The culprit here was a piece of malicious software placed on the computer network of Heartland Payment Systems in Princeton, N.J., which processes 100 million transactions a month. Although officials don't know how many Provident customers or other consumers were victimized, the breach at Heartland is just one wave in a rising tide of data theft that suggests tough new federal controls are needed on how organizations handle the data they collect.
Businesses, governments and educational institutions reported nearly 50 percent more data breaches last year than in 2007, exposing the personal records of at least 35.7 million Americans, according to the Identity Theft Resource Center. But many others fail to report data thefts.
In Maryland, more than 200 security breaches involving state residents have been reported to the office of the attorney general since the state's security breach law went into effect one year ago. Among those reporting were banks, retailers and educational institutions.

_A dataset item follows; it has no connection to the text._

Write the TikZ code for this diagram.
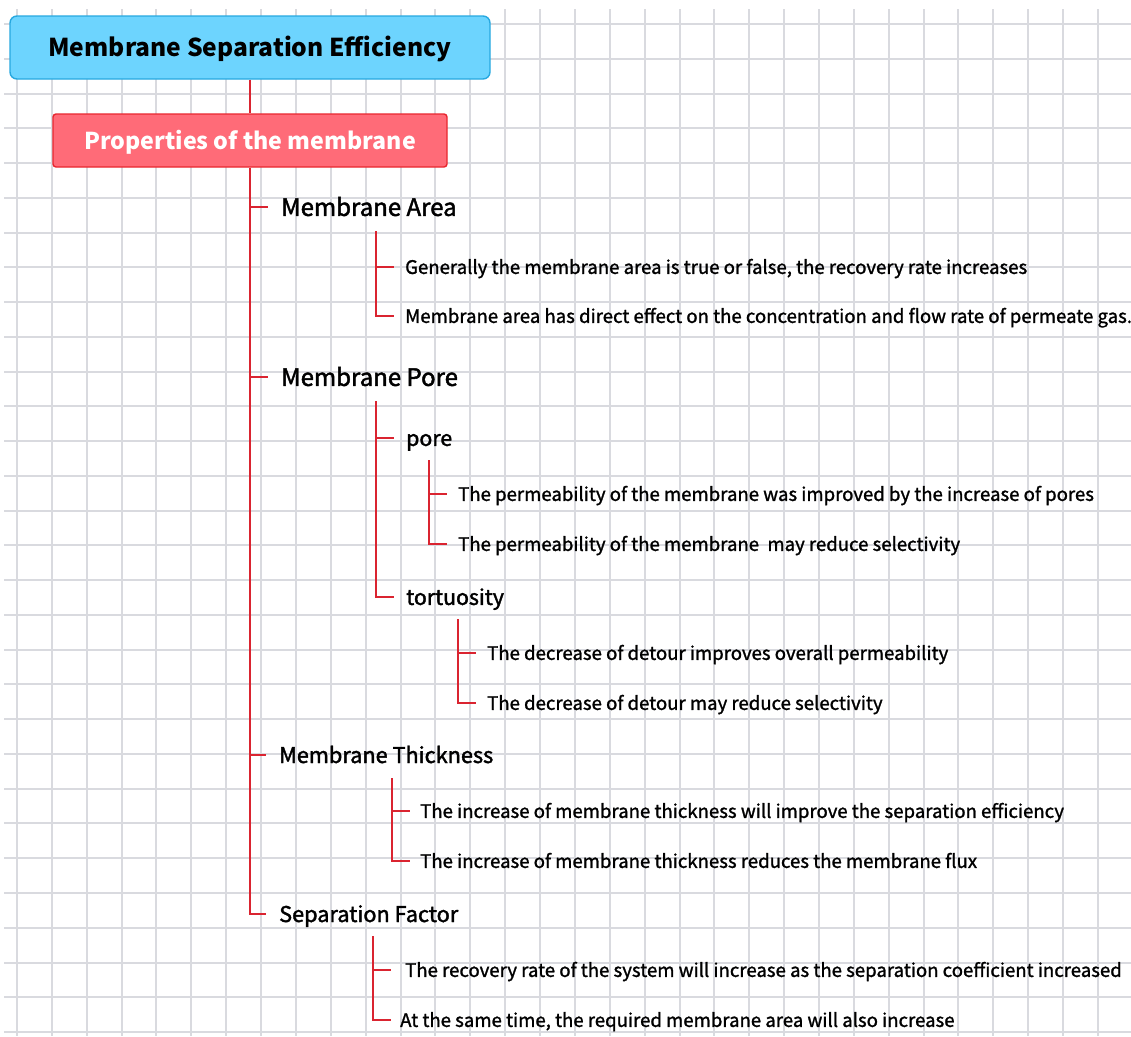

Can the problem be contained? The Center for Democracy and Technology and other consumer groups believe so. They are proposing legislation to replace what they see as an outmoded federal regulatory regime. They say companies not only should keep people informed of a data security breach (45 states, including Maryland, require it) but also should be required to more securely store and use data. Firms that don't comply would face civil penalties. Others suggest the most effective way to combat identity theft is to minimize the amount of data available for stealing.
Federal Trade Commission rules scheduled to go into effect this summer require financial institutions to provide their customers with basic identity theft protection. But the scope of the problem in this era of rapidly evolving technology underscores the need for stronger institutional protections and consequences for failing to adequately secure private data. The extent of consumer information that is stored on computer networks makes everyone a potential victim.